Discrete Probability Distribution

[elove]

Okay, my online class has posed another word problem and I cannot seem to understand this week's material or how to formulate a solution.

Here it is:
Imagine you are in a game show, a money give-away! There are 4 prizes hidden on a game board with 16 spaces. One prize is worth \$4000, another is worth \$1500, and two are worth \$1000.

But, wait! You are also told that, in the rest of the spaces, there will be a bill of \$50 that you have to pay to the host as a penalty for not making the "wise" choice.

Choice #1: You are offered a sure prize of $400 cash, and you just take the money and walk away. Period. No question asked...
Choice #2: Take your chance and play the game...

What would be your choice? and why?

I cannot understand how to make this problem into a legitimate formula. It seems like opinion.

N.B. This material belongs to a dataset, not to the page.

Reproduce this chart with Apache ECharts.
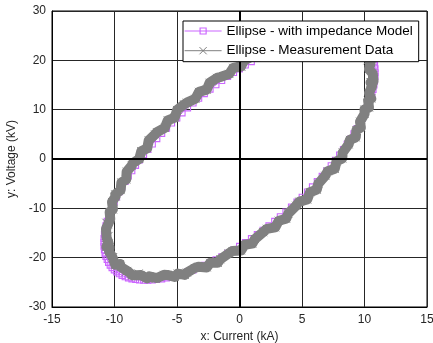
<!DOCTYPE html>
<html><head><meta charset="utf-8">
<script src="https://cdn.jsdelivr.net/npm/echarts@6/dist/echarts.min.js"></script>
<style>html,body{margin:0;padding:0;background:#fff}#c{width:433px;height:343px}</style>
</head><body><div id="c"></div>
<script>
const seriesNames = ['Ellipse - with impedance Model', 'Ellipse - Measurement Data'];
const axisTitles = ['x: Current (kA)', 'y: Voltage (kV)'];
const xRange = [-15, 15, 5];
const yRange = [-30, 30, 10];

const modelX = [
 0, 0.47, 0.95, 1.42, 1.88, 2.35, 2.81, 3.26, 3.71, 4.15, 4.59, 5.01, 5.43, 5.83, 6.22, 6.61, 6.97, 7.33, 7.67, 8.00, 8.31, 8.61, 8.89, 9.15, 9.40, 9.62, 9.83, 10.02, 10.20, 10.35, 10.48, 10.59, 10.69, 10.76, 10.81, 10.84,
 10.85, 10.84, 10.81, 10.76, 10.69, 10.59, 10.48, 10.35, 10.20, 10.02, 9.83, 9.62, 9.40, 9.15, 8.89, 8.61, 8.31, 8.00, 7.67, 7.33, 6.97, 6.61, 6.22, 5.83, 5.43, 5.01, 4.59, 4.15, 3.71, 3.26, 2.81, 2.35, 1.88, 1.42, 0.95, 0.47,
 0, -0.47, -0.95, -1.42, -1.88, -2.35, -2.81, -3.26, -3.71, -4.15, -4.59, -5.01, -5.43, -5.83, -6.22, -6.61, -6.97, -7.33, -7.67, -8.00, -8.31, -8.61, -8.89, -9.15, -9.40, -9.62, -9.83, -10.02, -10.20, -10.35, -10.48, -10.59, -10.69, -10.76, -10.81, -10.84,
 -10.85, -10.84, -10.81, -10.76, -10.69, -10.59, -10.48, -10.35, -10.20, -10.02, -9.83, -9.62, -9.40, -9.15, -8.89, -8.61, -8.31, -8.00, -7.67, -7.33, -6.97, -6.61, -6.22, -5.83, -5.43, -5.01, -4.59, -4.15, -3.71, -3.26, -2.81, -2.35, -1.88, -1.42, -0.95, -0.47,
 0
];
const modelY = [
 18.30, 19.03, 19.73, 20.39, 21.01, 21.60, 22.14, 22.64, 23.10, 23.51, 23.88, 24.21, 24.49, 24.72, 24.91, 25.05, 25.14, 25.19, 25.19, 25.14, 25.05, 24.90, 24.72, 24.48, 24.20, 23.87, 23.50, 23.08, 22.62, 22.12, 21.57, 20.99, 20.36, 19.70, 19.01, 18.27,
 17.50, 16.70, 15.87, 15.00, 14.11, 13.20, 12.26, 11.29, 10.31, 9.30, 8.28, 7.25, 6.20, 5.14, 4.07, 2.99, 1.91, 0.82, -0.27, -1.35, -2.43, -3.51, -4.58, -5.64, -6.69, -7.73, -8.74, -9.75, -10.73, -11.70, -12.64, -13.55, -14.44, -15.30, -16.13, -16.93,
 -17.70, -18.43, -19.13, -19.79, -20.41, -21.00, -21.54, -22.04, -22.50, -22.91, -23.28, -23.61, -23.89, -24.12, -24.31, -24.45, -24.54, -24.59, -24.59, -24.54, -24.45, -24.30, -24.12, -23.88, -23.60, -23.27, -22.90, -22.48, -22.02, -21.52, -20.97, -20.39, -19.76, -19.10, -18.41, -17.67,
 -16.90, -16.10, -15.27, -14.40, -13.51, -12.60, -11.66, -10.69, -9.71, -8.70, -7.68, -6.65, -5.60, -4.54, -3.47, -2.39, -1.31, -0.22, 0.87, 1.95, 3.03, 4.11, 5.18, 6.24, 7.29, 8.33, 9.34, 10.35, 11.33, 12.30, 13.24, 14.15, 15.04, 15.90, 16.73, 17.53,
 18.30
];
const measX = [
 0.12, 0.36, 0.97, 1.23, 1.94, 2.24, 2.86, 3.09, 3.68, 3.91, 4.58, 4.84, 5.42, 5.59, 6.13, 6.30, 6.91, 7.11, 7.62, 7.71, 8.17, 8.25, 8.78, 8.88, 9.30, 9.30, 9.66, 9.64, 10.06, 10.05, 10.36, 10.24, 10.49, 10.35, 10.66, 10.53,
 10.72, 10.48, 10.61, 10.35, 10.54, 10.29, 10.36, 10.00, 10.01, 9.64, 9.71, 9.35, 9.30, 8.83, 8.73, 8.25, 8.22, 7.76, 7.62, 7.06, 6.86, 6.30, 6.18, 5.64, 5.42, 4.79, 4.53, 3.91, 3.73, 3.14, 2.86, 2.19, 1.89, 1.23, 1.02, 0.41,
 0.12, -0.56, -0.87, -1.53, -1.74, -2.34, -2.62, -3.29, -3.58, -4.21, -4.38, -4.94, -5.18, -5.79, -6.03, -6.60, -6.71, -7.21, -7.38, -7.91, -8.07, -8.55, -8.58, -8.98, -9.06, -9.50, -9.56, -9.94, -9.86, -10.15, -10.12, -10.44, -10.39, -10.65, -10.46, -10.63,
 -10.48, -10.68, -10.51, -10.65, -10.34, -10.39, -10.12, -10.20, -9.91, -9.94, -9.51, -9.45, -9.06, -9.03, -8.63, -8.55, -8.02, -7.86, -7.38, -7.26, -6.76, -6.60, -5.98, -5.74, -5.18, -4.99, -4.43, -4.21, -3.53, -3.24, -2.62, -2.39, -1.79, -1.53, -0.82, -0.51,
 0.12
];
const measY = [
 18.75, 19.95, 20.75, 20.72, 21.14, 22.14, 22.18, 23.14, 23.69, 23.42, 23.59, 24.32, 24.10, 24.79, 25.08, 24.53, 24.43, 24.89, 24.39, 24.80, 24.81, 23.99, 23.61, 23.79, 23.02, 23.17, 22.91, 21.82, 21.18, 21.11, 20.09, 20.00, 19.50, 18.19, 17.32, 17.04,
 15.80, 15.51, 14.81, 13.32, 12.27, 11.83, 10.44, 10.01, 9.18, 7.57, 6.40, 5.86, 4.37, 3.87, 2.96, 1.30, 0.09, -0.48, -1.99, -2.49, -3.39, -5.03, -6.22, -6.74, -8.20, -8.64, -9.47, -11.02, -12.11, -12.51, -13.85, -14.15, -14.84, -16.23, -17.16, -17.38,
 -18.55, -18.65, -19.15, -20.32, -21.04, -21.04, -21.98, -21.84, -22.09, -23.02, -23.49, -23.22, -23.90, -23.49, -23.48, -24.13, -24.33, -23.79, -24.19, -23.50, -23.21, -23.59, -23.51, -22.69, -22.82, -21.87, -21.31, -21.42, -21.08, -20.01, -19.89, -18.70, -17.90, -17.79, -17.22, -15.94,
 -15.60, -14.21, -13.21, -12.92, -12.17, -10.73, -10.24, -8.71, -7.58, -7.17, -6.30, -4.76, -4.17, -2.57, -1.36, -0.90, 0.01, 1.58, 2.19, 3.79, 4.99, 5.43, 6.32, 7.84, 8.40, 9.94, 11.07, 11.42, 12.21, 13.61, 14.05, 15.45, 16.44, 16.63, 17.26, 18.48,
 18.75
];

const zip = (xs, ys) => xs.map((x, i) => [x, ys[i]]);
const PURPLE = '#cc66ff';
const GRAY = '#808080';
const FONT = '"Liberation Sans", Arial, sans-serif';
const squarePath = 'path://M0,0H10V10H0Z M1.6,1.6V8.4H8.4V1.6Z';
const crossPath = 'path://M0,0L10,10M10,0L0,10';

const chart = echarts.init(document.getElementById('c'), null, {renderer: 'canvas'});
chart.setOption({
  animation: false,
  backgroundColor: '#fff',
  grid: {left: 52, right: 6, top: 11, bottom: 36, outerBoundsMode: 'none', containLabel: false,
    show: true, borderColor: '#000', borderWidth: 1, backgroundColor: 'transparent'},
  xAxis: {
    type: 'value', min: xRange[0], max: xRange[1], interval: xRange[2],
    name: axisTitles[0], nameLocation: 'middle', nameGap: 21,
    nameTextStyle: {fontSize: 12, color: '#262626', fontFamily: FONT},
    axisLine: {show: true, onZero: false, lineStyle: {color: '#000', width: 1}},
    axisTick: {show: false},
    axisLabel: {fontSize: 12, color: '#262626', fontFamily: FONT, margin: 7},
    splitLine: {show: true, lineStyle: {color: '#262626', width: 1}}
  },
  yAxis: {
    type: 'value', min: yRange[0], max: yRange[1], interval: yRange[2],
    name: axisTitles[1], nameLocation: 'middle', nameGap: 27,
    nameTextStyle: {fontSize: 12, color: '#262626', fontFamily: FONT},
    axisLine: {show: true, onZero: false, lineStyle: {color: '#000', width: 1}},
    axisTick: {show: false},
    axisLabel: {fontSize: 12, color: '#262626', fontFamily: FONT, margin: 6},
    splitLine: {show: true, lineStyle: {color: '#262626', width: 1}}
  },
  legend: {
    data: [
      {name: seriesNames[0], lineStyle: {width: 1.2}, itemStyle: {borderWidth: 0}},
      {name: seriesNames[1], lineStyle: {width: 1}, itemStyle: {borderWidth: 1}}
    ],
    z: 20,
    orient: 'vertical', left: 183, top: 21,
    padding: [3, 6, 4, 1], itemGap: 5.7,
    itemWidth: 37, itemHeight: 9,
    backgroundColor: '#fff', borderColor: '#000', borderWidth: 1, borderRadius: 0,
    textStyle: {fontSize: 13.5, color: '#000', fontFamily: FONT},
    selectedMode: false
  },
  series: [
    {
      name: 'zero', type: 'line', z: 1, data: [[0, 0]], showSymbol: false, silent: true,
      lineStyle: {opacity: 0},
      markLine: {silent: true, symbol: ['none', 'none'], label: {show: false},
        lineStyle: {color: '#000', width: 2, type: 'solid'},
        data: [{xAxis: 0}, {yAxis: 0}]}
    },
    {
      name: seriesNames[0], type: 'line', z: 2,
      data: zip(modelX, modelY),
      symbol: squarePath, symbolSize: 7, showAllSymbol: true,
      lineStyle: {color: PURPLE, width: 1},
      itemStyle: {color: PURPLE}
    },
    {
      name: 'band', type: 'line', z: 3, silent: true,
      data: zip(measX, measY), showSymbol: false,
      lineStyle: {color: GRAY, width: 10, join: 'round', cap: 'round'}
    },
    {
      name: seriesNames[1], type: 'line', z: 4,
      data: zip(measX, measY),
      symbol: crossPath, symbolSize: 8, showAllSymbol: true,
      lineStyle: {color: GRAY, width: 1},
      itemStyle: {color: GRAY, borderColor: GRAY, borderWidth: 1}
    }
  ]
});
</script>
</body></html>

what would a sample look like? any guidance would be great. I am in communication with my student group now but no one has a starting point.

 

[Greg]

I know the title of this thread is "Discrete Probability Distribution" but wouldn't expected value apply here?

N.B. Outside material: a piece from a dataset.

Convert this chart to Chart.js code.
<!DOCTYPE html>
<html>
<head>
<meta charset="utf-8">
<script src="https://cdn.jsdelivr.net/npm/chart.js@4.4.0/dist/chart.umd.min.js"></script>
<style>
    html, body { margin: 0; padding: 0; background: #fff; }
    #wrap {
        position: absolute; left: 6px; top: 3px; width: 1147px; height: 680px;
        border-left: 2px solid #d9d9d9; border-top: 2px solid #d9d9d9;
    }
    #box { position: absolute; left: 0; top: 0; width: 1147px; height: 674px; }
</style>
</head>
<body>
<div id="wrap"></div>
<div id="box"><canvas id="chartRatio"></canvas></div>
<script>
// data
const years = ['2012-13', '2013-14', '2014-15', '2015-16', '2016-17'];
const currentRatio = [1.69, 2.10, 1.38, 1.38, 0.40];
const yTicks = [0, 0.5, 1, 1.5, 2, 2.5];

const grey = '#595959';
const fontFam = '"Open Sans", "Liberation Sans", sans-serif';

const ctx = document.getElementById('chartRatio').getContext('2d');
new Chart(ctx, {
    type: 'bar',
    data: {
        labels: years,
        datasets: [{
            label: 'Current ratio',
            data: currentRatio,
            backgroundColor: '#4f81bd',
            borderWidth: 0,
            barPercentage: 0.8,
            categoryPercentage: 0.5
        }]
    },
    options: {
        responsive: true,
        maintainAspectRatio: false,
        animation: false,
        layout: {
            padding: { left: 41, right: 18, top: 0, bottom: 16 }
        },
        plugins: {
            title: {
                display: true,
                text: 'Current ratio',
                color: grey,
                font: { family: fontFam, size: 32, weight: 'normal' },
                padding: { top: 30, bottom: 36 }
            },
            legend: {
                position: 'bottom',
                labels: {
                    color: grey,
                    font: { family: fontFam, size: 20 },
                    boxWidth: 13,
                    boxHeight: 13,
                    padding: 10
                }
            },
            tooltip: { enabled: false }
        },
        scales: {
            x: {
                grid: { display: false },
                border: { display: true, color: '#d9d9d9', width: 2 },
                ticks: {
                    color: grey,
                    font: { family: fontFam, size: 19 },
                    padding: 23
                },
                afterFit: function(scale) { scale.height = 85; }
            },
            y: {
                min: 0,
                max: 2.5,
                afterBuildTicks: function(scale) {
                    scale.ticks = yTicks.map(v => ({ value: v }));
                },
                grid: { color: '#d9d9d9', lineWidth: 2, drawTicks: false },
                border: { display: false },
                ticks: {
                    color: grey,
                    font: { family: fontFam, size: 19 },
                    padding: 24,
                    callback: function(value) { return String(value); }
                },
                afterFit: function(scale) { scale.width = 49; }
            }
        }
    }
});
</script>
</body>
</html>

By the way, you can correct the formatting of your post by preceding all \$ signs by a \.

 

[elove]

I think that is why I am so confused. This week's material covers Continuous Distribution, Normal Distribution, Z-Score, The Standard Normal Distribution, Application of Normal Distributions, Normal as Approximation to Binomial Distribution, and The Central Limit Theorem. None of these seem to apply to the word problem, which was posted with the title "Discrete Probability Distribution ?" - maybe the question marks literally mean it's not discrete probability distribution problem.

 

[Siron]

I will suppose you play one time. Let $X$ be your gain after one play. Since there are $16$ different spaces you have the following distribution for $X$
$$X = \left \{ \begin{array}{lllll} 4000, \quad p = \frac{1}{16} \\ 1500, \quad p = \frac{1}{16} \\ 1000, \quad p = \frac{2}{16} \\ -50, \quad p = \frac{3}{4} \end{array} \right.$$
Let us now compute $\mathbb{E}[X]$, that is,
$$\mathbb{E}[X] = 4000\left(\frac{1}{16}\right)+1500 \left(\frac{1}{16}\right)+ 1000 \left(\frac{2}{16}\right)-50 \left(\frac{3}{4}\right) = 431.25$$
What would you choose? When you walk away from the game you have a certain profit of $400 \$$. However, when you play the game, you expect to win $431.25 \$$.

 

[elove]

Thank you! This expected value equation makes much more sense now! Our group was halfway there with determining the probability but didn't follow through with multiplying the value to the probability.